I used to think the same way, “just use cheaper solar” but I have come around to see the value. Doing science and engineering projects to explore new or different alternatives is valuable. We might find something surprising.
Having different types of power generation provides redundancy. The wind still blows at night, the tide still comes in and out when its cloudy, etc. Grid storage is nowhere near a solved problem, so something like tidal could prove less expensive than storage or overbuilding alternatives to overcome their variability problems. Even if it doesn’t end up being widely useful, it could still end up finding a use in more niche applications.
Finally, it can and will improve. 30 years ago, solar was not price competitive and decades of development and iterative improvements have changed that. We should keep developing alternatives to see their full potential.
I think the charm for a cloudy place like Scotland is that a system like this is unaffected by poor light supply. Your photovoltaics aren't going to fair nearly so well there hence this solution.
> covering some less-useful land in ground mount photovoltaics.
Doesn't even need to be less-useful land (especially in western Europe, ground is becoming a scarce resource), put PV on flat rooves or add them over open car parks. Also helps alleviate pressure on the overstressed energy grid by generating and using power more locally.

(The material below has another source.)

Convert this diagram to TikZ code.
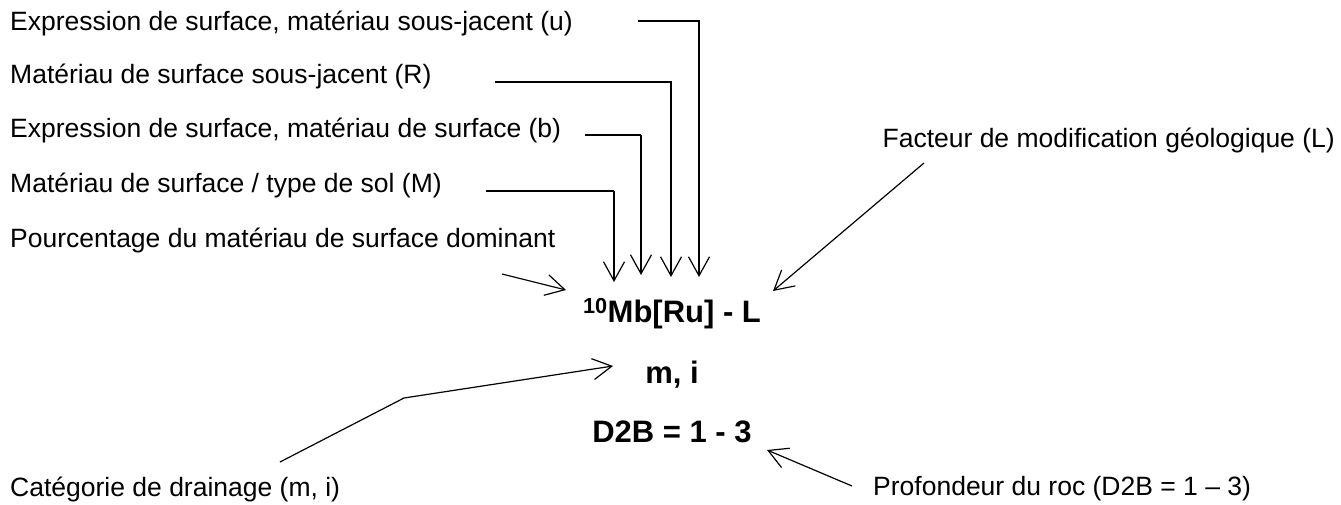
\documentclass[tikz,border=0pt]{standalone}
\usepackage{fontspec}
\setmainfont{Liberation Sans}
\usetikzlibrary{arrows.meta}
\begin{document}
\begin{tikzpicture}[x=1pt,y=-1pt,
  lbl/.style={anchor=west,inner sep=0pt,font=\fontsize{26.5}{30}\selectfont},
  code/.style={inner sep=0pt,font=\fontsize{31}{36}\selectfont\bfseries},
  conn/.style={line width=1.2pt,-{Straight Barb[length=19pt,width=21pt,line width=1.2pt]}},
  heavy/.style={line width=2.5pt}]
\useasboundingbox (0,0) rectangle (1341,505);
\node[lbl] (u) at (10,23) {Expression de surface, matériau sous-jacent (u)};
\node[lbl] (R) at (10,76) {Matériau de surface sous-jacent (R)};
\node[lbl] (b) at (10,130) {Expression de surface, matériau de surface (b)};
\node[lbl] (M) at (10,185) {Matériau de surface / type de sol (M)};
\node[lbl] (P) at (10,240) {Pourcentage du matériau de surface dominant};
\node[lbl,anchor=east] (L) at (1335,140) {Facteur de modification géologique (L)};
\node[lbl] (C) at (10,489) {Catégorie de drainage (m, i)};
\node[lbl] (D) at (873,489) {Profondeur du roc (D2B = 1 – 3)};
\node[code] (f1) at (672,314) {\textsuperscript{10}Mb[Ru] - L};
\node[code] (f2) at (672,375) {m, i};
\node[code] (f3) at (672,432) {D2B = 1 - 3};
% coordinates
\coordinate (uS) at (638,21);  \coordinate (uT) at (699,277);
\coordinate (RS) at (495,82);  \coordinate (RT) at (671,277);
\coordinate (bS) at (585,135); \coordinate (bT) at (641,275);
\coordinate (MS) at (486,191); \coordinate (MT) at (614,282);
\coordinate (PS) at (502,274); \coordinate (PT) at (566,290);
\coordinate (LS) at (924,163); \coordinate (LT) at (773,291);
\coordinate (CS) at (280,462); \coordinate (CB) at (404,398); \coordinate (CT) at (613,366);
\coordinate (DS) at (852,486); \coordinate (DT) at (767,450);
\draw[conn] (uS) -| (uT);
\draw[conn] (RS) -| (RT);
\draw[heavy] (bS) -| (bT |- bS);
\draw[conn] (bT |- bS) -- (bT);
\draw[heavy] (MS) -| (MT |- MS);
\draw[conn] (MT |- MS) -- (MT);
\draw[conn] (PS) -- (PT);
\draw[conn] (LS) -- (LT);
\draw[conn] (CS) -- (CB) -- (CT);
\draw[conn] (DS) -- (DT);
\end{tikzpicture}
\end{document}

But, local power is (overall) a lot more costly than major centralized power generation projects, like a wind farm or what have you.

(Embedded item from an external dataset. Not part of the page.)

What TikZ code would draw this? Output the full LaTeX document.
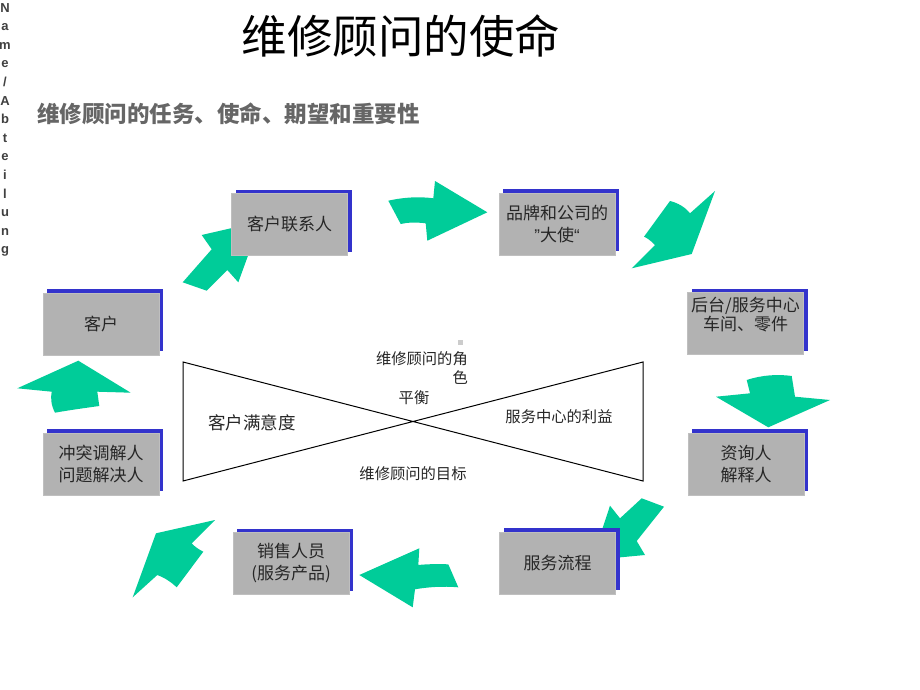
\documentclass[tikz,border=0pt]{standalone}
\usepackage{fontspec}
\setmainfont{Noto Sans CJK SC}
\newfontfamily\arialfont{Liberation Sans}
\usetikzlibrary{shadows}
\definecolor{arrowgreen}{RGB}{0,204,153}
\definecolor{shadowblue}{RGB}{51,51,204}
\definecolor{boxgray}{RGB}{178,178,178}

\begin{document}
\begin{tikzpicture}[x=1pt,y=-1pt,
    rolebox/.style={draw=black!25, fill=boxgray, minimum width=116pt, minimum height=62pt,
        inner sep=0pt, align=center, text=black!85, font=\fontsize{17}{22}\selectfont,
        general shadow={shadow xshift=4pt, shadow yshift=4pt, fill=shadowblue}},
    bigarrow/.style={fill=arrowgreen},
    tietext/.style={inner sep=0pt, text=black!85, font=\fontsize{15.3}{19}\selectfont}]
    \useasboundingbox[fill=white] (0,0) rectangle (920,690);

    % Titles
    \node (title) at (401,36) {\fontsize{45.5}{48}\selectfont 维修顾问的使命};
    \node[anchor=west, inner sep=0pt, text=black!60] (subtitle) at (37,114)
        {\fontsize{22.5}{26}\selectfont\bfseries 维修顾问的任务、使命、期望和重要性};
    \node[anchor=north, inner sep=0pt, align=center, text=black!75,
        font=\arialfont\bfseries\fontsize{13}{18.6}\selectfont] (dept) at (5,3)
        {N\\a\\m\\e\\/\\A\\b\\t\\e\\i\\l\\u\\n\\g};

    % Green arrows round the circle
    \fill[bigarrow] (182.7,282.3) -- (211.7,249.3) -- (201.7,235) -- (260.4,221.5)
        -- (238.3,282.3) -- (227.3,270) -- (206.7,290.7) -- cycle;
    \fill[bigarrow] (388.3,200.7) .. controls (405,197) and (420,196.5) .. (433.3,198.3)
        -- (435,181) -- (487.3,212.3) -- (427.3,240.7) -- (425.7,223.3)
        .. controls (415,222) and (407,222.5) .. (400.7,224) -- cycle;
    \fill[bigarrow] (670,201) .. controls (678,203) and (685,207) .. (690,213.3)
        -- (715,191) -- (691.7,254) -- (631.7,268.3) -- (655,245)
        .. controls (650,240) and (647,238) .. (644,236.7) -- cycle;
    \fill[bigarrow] (746.7,380) .. controls (762,375) and (778,374) .. (791.7,376)
        -- (795,396.7) -- (830,400) -- (768.3,427.3) -- (716,396.7) -- (750,393.3) -- cycle;
    \fill[bigarrow] (641.7,498.3) -- (664,506.7) -- (636.7,541) -- (645,555)
        -- (592,560) -- (610,505.7) -- (620,518.3) -- cycle;
    \fill[bigarrow] (359.3,575) -- (419.3,548.3) -- (418.3,565)
        .. controls (428,564) and (438,564) .. (448.3,564.3) -- (458.3,587.3)
        .. controls (443,586) and (428,587) .. (415,589.3) -- (412.7,607.3) -- cycle;
    \fill[bigarrow] (132.7,597.3) -- (156,533.3) -- (215,520) -- (191.7,543.3)
        .. controls (195,547) and (199,549.5) .. (203.3,551.7) -- (176.7,587.3)
        .. controls (170,581) and (163,577) .. (157.3,575) -- cycle;
    \fill[bigarrow] (78.3,360.7) -- (130.7,392.7) -- (97.3,391.7) -- (99.3,406)
        .. controls (85,408) and (70,410) .. (55,412.7)
        .. controls (51,405) and (50.5,398) .. (51.7,391.7) -- (17.3,388.3) -- cycle;

    % Role boxes
    \node[rolebox] (contact) at (289.5,224.5) {客户联系人};
    \node[rolebox] (brand) at (557,224) {品牌和公司的\\{\arialfont ”}大使{\arialfont “}};
    \node[rolebox, font=\fontsize{17}{19}\selectfont] (backoffice) at (745.5,323.5)
        {后台/服务中心\\车间、零件\\\mbox{}};
    \node[rolebox] (advisor) at (746,464) {资询人\\解释人};
    \node[rolebox] (process) at (557.5,563) {服务流程};
    \node[rolebox] (sales) at (291,563.5) {销售人员\\(服务产品)};
    \node[rolebox] (mediator) at (101,464) {冲突调解人\\问题解决人};
    \node[rolebox] (customer) at (101,324) {客户};

    % Balance bow tie
    \coordinate (tl) at (183,362);
    \coordinate (tr) at (643,362);
    \coordinate (bl) at (183,481);
    \coordinate (br) at (643,481);
    \draw[line width=1pt] (tl) -- (br) -- (tr) -- (bl) -- cycle;
    \fill[black!20] (457.5,339.5) rectangle (462.5,344.5);

    \node[tietext, anchor=east, align=right] (role) at (468,368.5) {维修顾问的角\\色};
    \node[tietext] (balance) at (414,398) {平衡};
    \node[tietext, font=\fontsize{17.5}{20}\selectfont] (satisfaction) at (252,423) {客户满意度};
    \node[tietext] (benefit) at (559,417) {服务中心的利益};
    \node[tietext] (goal) at (413,474) {维修顾问的目标};
\end{tikzpicture}
\end{document}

Ironically, renewables tend to put a different kind of stress on the grid: frequency. In Ireland the grid can't handle windy days, so there are ROCOF issues and "dispatch down" events which means clean energy is lost.
I'd expect storage/batteries can help smooth this out by providing shiftable demand/production (with the right local control software running on/near the inverter)
Eg: https://www.next-kraftwerke.be/knowledge-hub/balancing-marke...
Not sure if this is prominent in the Irish market or not
Imagine if we gave up making cars because we had some failures initially. Everything is costly in the beginning.